One pale, emaciated fellow said: "Madame, would you help me to the window to look at the sea. I have never seen it, and since, in July, I was wounded with 34 eclats d'obus (34 shell wounds) they have promised me, I should come to that great wonder, the sea!"

As I put my arm under his skeleton one, felt how thin and bony it was, looked at his poor pale young face and tried to realize what life in the future held for this battered young creature, my soul felt sick within me at all this useless waste and destruction. He did not complain, this little soldier. He only wanted to look on the cold northern ocean, which he had never before seen. The future was for him perhaps as gray, as cheerless, as sad, but, however despairing his thoughts may have been, he did not speak them. He did not whimper. Once for all he had given his all for France, and now in his feebleness he counted on kind souls to help him. Hundreds, nay thousands like him exist today, all over this sad old continent of Europe, vigorous young men now condemned forever to the dull and painful existence of a cripple. One hears on all sides of the courage and self-sacrifice of both the French and English Roman Catholic priests, how they cheer and encourage the men, bringing peace to the dying, nursing the wounded, holding services within the firing line, showing by example the highest patriotism.

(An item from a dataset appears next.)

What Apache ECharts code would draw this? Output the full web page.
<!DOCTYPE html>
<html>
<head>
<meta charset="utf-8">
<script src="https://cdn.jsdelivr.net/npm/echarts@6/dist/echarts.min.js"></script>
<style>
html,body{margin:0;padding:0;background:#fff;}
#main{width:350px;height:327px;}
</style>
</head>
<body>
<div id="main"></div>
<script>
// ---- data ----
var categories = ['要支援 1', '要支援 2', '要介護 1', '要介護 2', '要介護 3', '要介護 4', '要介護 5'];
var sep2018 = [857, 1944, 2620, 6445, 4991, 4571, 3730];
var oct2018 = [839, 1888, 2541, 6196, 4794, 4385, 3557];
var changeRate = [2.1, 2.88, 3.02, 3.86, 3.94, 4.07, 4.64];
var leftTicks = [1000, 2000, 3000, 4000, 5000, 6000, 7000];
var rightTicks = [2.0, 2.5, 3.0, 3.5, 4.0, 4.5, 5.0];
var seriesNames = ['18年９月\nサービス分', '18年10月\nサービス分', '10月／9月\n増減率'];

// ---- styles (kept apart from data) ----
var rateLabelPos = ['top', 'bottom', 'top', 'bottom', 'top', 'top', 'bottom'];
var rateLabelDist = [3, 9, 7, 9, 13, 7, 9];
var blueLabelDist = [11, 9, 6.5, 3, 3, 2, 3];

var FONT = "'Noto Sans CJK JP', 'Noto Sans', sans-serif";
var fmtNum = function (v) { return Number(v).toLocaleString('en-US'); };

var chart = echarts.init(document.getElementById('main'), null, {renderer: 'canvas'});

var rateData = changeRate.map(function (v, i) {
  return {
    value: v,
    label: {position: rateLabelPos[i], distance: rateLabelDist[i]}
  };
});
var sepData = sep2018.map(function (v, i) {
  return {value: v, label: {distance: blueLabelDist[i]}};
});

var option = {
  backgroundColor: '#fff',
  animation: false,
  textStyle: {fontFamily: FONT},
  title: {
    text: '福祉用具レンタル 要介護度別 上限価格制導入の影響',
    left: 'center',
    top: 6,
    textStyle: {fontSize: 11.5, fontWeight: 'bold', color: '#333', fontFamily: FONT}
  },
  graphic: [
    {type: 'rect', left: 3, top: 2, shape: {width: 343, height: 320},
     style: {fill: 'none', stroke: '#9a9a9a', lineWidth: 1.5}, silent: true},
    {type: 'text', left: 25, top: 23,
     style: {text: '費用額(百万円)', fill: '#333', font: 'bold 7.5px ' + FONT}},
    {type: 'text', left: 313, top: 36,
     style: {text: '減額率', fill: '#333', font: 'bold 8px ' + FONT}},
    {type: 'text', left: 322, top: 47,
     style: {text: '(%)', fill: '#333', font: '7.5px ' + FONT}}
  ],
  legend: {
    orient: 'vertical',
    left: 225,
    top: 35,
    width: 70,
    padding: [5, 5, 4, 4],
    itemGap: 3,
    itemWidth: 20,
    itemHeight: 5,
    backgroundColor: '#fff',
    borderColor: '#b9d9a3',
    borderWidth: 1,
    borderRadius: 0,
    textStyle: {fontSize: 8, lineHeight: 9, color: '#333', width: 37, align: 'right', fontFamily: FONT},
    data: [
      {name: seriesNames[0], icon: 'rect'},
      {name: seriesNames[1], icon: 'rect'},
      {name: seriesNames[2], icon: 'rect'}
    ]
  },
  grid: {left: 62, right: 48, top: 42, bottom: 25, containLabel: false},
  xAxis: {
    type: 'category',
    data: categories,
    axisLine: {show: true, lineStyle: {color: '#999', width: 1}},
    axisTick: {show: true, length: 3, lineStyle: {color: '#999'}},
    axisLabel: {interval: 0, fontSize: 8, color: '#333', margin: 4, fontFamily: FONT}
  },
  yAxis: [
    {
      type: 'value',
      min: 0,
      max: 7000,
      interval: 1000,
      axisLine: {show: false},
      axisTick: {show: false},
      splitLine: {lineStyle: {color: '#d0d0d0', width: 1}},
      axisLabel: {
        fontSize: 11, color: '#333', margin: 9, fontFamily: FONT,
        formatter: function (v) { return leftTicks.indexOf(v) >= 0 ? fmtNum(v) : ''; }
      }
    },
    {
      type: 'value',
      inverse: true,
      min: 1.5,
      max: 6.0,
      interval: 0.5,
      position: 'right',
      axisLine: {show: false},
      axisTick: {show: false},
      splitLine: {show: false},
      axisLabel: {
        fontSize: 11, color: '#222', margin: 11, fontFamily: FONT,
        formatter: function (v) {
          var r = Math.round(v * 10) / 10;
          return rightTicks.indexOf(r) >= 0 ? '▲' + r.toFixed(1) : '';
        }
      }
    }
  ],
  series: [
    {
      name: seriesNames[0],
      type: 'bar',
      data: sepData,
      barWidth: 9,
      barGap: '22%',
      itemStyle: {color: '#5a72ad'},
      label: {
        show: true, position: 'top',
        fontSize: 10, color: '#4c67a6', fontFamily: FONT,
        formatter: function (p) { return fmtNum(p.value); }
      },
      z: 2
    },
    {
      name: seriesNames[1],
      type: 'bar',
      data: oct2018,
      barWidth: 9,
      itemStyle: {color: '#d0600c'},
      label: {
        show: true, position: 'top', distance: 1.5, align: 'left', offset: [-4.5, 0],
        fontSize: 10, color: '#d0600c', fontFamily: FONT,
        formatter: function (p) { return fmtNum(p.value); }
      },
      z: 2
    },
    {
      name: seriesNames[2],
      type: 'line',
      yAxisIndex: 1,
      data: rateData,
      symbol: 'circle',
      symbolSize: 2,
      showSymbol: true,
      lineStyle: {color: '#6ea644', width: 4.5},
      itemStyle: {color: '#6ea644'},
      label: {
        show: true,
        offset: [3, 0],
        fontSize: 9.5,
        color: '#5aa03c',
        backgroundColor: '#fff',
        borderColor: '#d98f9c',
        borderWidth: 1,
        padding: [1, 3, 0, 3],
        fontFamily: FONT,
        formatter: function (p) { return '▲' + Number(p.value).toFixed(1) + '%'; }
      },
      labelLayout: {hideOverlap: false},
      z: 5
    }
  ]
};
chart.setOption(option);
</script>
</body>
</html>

An officer belonging to Nantes, in a letter to his wife on September 20th, describes a moving ceremony he had attended that morning:

"At 8 o'clock I heard a Mass said by the chaplain of the —th Territorials, a plank had been nailed up between two trees, and behind had been placed some leafy branches the best that our men could do under the circumstances. The chaplain began by addressing us a few words in which he told us that God would make allowance whilst work was being done for France; that he could not hear all our confessions, and that we should, therefore, make an act of contrition and a firm purpose of confessing our faults as soon as possible.

"All the 300 of us then signed that we wished to be included in the general absolution, which he gave us. After he exhorted all to receive the Holy Communion, which he would give us as he passed along the trenches. He then began the Mass, which was served by a lieutenant. Shells were bursting over-head as the Mass continued and during his short address after the Gospel. Never had I heard more fervent singing. At the Communion half of our number went up to the altar to receive, some with tears in their eyes, what was to many their Viaticum. The ceremony will be to me an unforgetable memory and a sweet consolation."